Look through the data below and return each line where "matplotlib" appears.
= = = = = = =
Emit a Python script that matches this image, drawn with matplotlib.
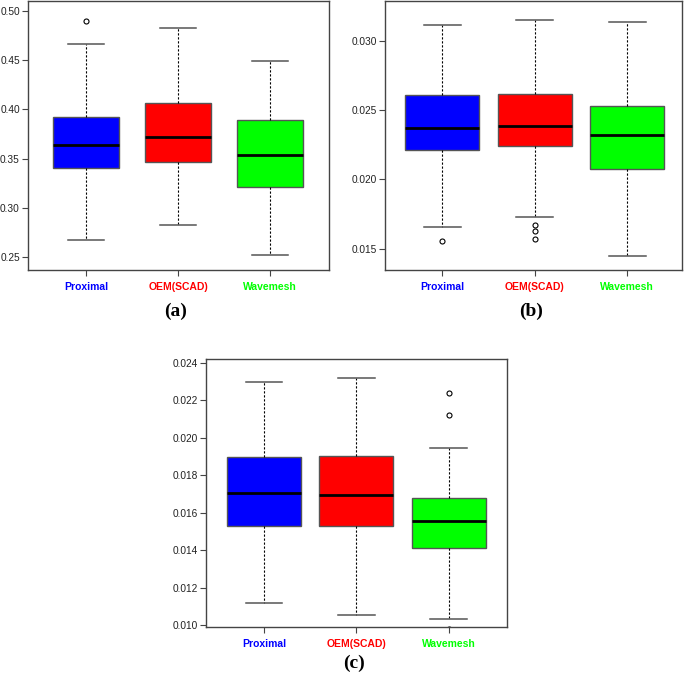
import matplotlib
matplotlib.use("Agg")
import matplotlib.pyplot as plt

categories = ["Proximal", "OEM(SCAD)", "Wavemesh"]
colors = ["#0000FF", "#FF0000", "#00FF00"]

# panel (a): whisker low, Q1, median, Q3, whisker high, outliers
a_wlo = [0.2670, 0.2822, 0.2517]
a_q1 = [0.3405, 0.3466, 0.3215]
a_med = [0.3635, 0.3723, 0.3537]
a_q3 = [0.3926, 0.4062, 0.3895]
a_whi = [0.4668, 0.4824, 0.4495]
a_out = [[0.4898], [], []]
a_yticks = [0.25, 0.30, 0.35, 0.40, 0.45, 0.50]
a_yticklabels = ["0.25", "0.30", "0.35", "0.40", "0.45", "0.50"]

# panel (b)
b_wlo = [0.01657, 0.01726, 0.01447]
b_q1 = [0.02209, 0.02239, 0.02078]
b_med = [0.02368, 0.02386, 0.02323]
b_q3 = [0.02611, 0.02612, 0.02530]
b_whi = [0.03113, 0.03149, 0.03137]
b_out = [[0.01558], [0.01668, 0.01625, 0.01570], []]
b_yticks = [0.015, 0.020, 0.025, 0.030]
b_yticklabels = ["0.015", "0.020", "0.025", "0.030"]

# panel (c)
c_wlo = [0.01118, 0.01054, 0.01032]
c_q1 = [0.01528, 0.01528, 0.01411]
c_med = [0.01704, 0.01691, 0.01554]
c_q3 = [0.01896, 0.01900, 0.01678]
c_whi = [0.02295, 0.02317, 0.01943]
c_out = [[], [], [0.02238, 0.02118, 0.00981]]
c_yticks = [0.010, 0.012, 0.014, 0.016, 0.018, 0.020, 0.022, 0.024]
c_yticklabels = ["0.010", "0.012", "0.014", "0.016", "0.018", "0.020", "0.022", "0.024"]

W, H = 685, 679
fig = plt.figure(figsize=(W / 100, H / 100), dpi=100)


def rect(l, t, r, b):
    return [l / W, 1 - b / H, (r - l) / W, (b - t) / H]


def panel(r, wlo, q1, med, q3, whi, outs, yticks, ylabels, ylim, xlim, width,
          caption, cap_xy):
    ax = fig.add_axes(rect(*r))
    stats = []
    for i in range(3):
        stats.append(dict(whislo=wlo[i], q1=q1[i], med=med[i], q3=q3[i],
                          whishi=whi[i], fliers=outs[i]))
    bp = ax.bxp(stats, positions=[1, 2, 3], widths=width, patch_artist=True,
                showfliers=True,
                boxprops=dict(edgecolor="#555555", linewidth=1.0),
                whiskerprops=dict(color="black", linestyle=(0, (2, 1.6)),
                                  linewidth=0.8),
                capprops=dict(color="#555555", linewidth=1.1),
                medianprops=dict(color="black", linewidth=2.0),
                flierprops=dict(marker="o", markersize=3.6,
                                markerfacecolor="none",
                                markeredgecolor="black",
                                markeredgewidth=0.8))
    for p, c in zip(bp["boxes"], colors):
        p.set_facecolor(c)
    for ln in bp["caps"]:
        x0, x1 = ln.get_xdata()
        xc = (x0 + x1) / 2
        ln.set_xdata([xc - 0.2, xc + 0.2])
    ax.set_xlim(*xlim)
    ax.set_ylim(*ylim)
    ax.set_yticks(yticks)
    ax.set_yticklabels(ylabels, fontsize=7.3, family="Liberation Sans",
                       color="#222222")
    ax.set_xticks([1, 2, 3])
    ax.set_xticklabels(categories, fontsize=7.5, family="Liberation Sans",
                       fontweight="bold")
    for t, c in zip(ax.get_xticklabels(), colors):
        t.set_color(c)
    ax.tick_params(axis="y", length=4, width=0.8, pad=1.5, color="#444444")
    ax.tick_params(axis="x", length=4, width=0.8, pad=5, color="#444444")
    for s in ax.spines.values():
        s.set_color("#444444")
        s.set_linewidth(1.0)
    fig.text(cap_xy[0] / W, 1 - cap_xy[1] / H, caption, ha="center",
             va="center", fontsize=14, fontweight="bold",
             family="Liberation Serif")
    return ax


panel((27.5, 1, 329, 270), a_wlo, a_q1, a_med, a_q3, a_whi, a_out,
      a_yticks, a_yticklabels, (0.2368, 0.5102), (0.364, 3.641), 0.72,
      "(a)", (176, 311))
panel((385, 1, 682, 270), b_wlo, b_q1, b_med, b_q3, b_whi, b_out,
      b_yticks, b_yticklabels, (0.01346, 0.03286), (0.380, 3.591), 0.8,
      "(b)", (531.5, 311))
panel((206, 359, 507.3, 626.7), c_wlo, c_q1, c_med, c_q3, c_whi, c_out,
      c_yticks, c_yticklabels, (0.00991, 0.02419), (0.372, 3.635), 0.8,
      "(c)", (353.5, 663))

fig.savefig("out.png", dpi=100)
= = = = = = =
_Full response_:
Emit a Python script that matches this image, drawn with matplotlib.
import matplotlib
matplotlib.use("Agg")
import matplotlib.pyplot as plt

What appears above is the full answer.